15 • Ce film a en effet été attribué à Étienne Arnaud par Maurice Gianati, sur la base des carnets de tournage de celui-ci (qui dateraient Le Piano irrésistible au mois de juillet 1907 au moins, et Sur la barricade au 12 août 1907, soit après le départ d’Alice Guy pour l’Amérique), ainsi que par une publication Gaumont de 2008 (Premières feuilles de la marguerite, Musée Gaumont). Ce que contestent néanmoins d’autres recensions du film (McMahan, Cinémathèque française), qui l’attribuent à Alice Guy… ainsi que le coffret DVD Gaumont lui-même, qui l’a inclus parmi les courts qu’il propose de la cinéaste.

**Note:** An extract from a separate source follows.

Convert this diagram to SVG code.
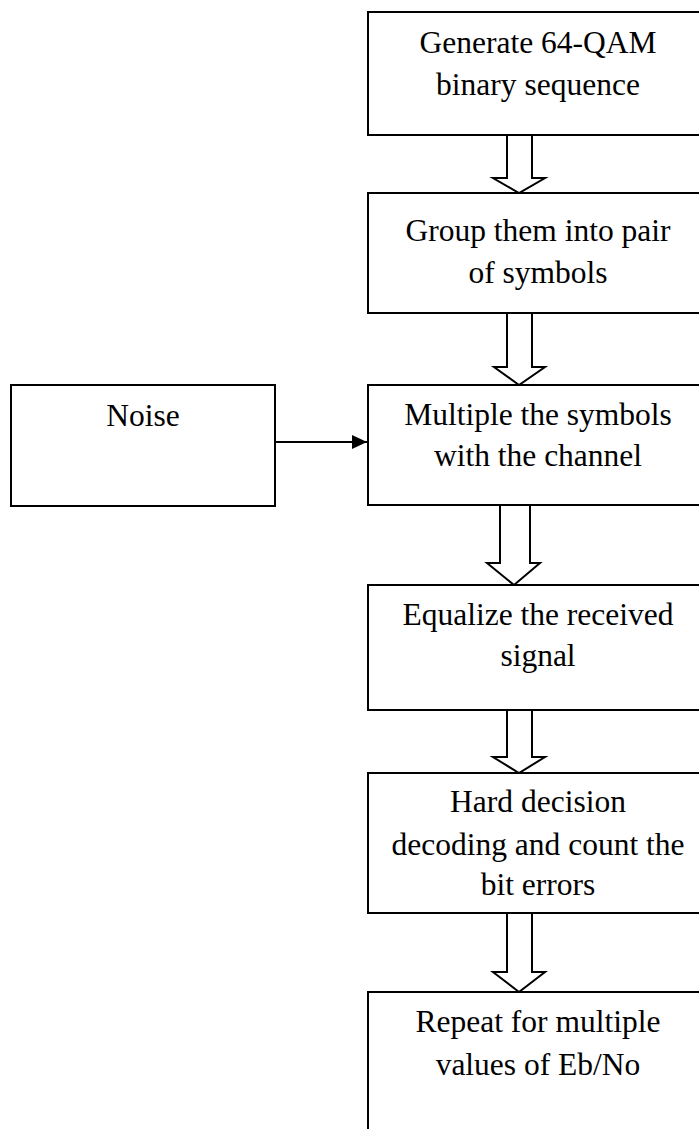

16 • À en croire la recension effectuée par McMahan à partir de la numérotation Gaumont, c’est en effet le dernier film qu’elle dirige pour le studio français. Le numéro 1680 (Les Souliers Blancs) aurait en effet été écrit par Feuillade et dirigé Roméo Bosetti, et les films réalisés sous la supervision d’Alice Guy en France s’arrêtent ici.

17 • Du moins est-il présent dans le coffret blu-ray Kino consacré à la cinéaste ; ce coffret cependant se montre excessivement prudent quant aux films qu’il attribue directement à la réalisatrice (y compris pour ceux que la recherche a confirmé comme étant de sa main), et conçoit donc peut-être cette vue comme un simple complément, au sens où il perpétue la technique dont Alice Guy avait réalisé les principaux films.

• Toutes les citations d’Alice Guy non sourcées, dans l’article, proviennent de son autobiographie.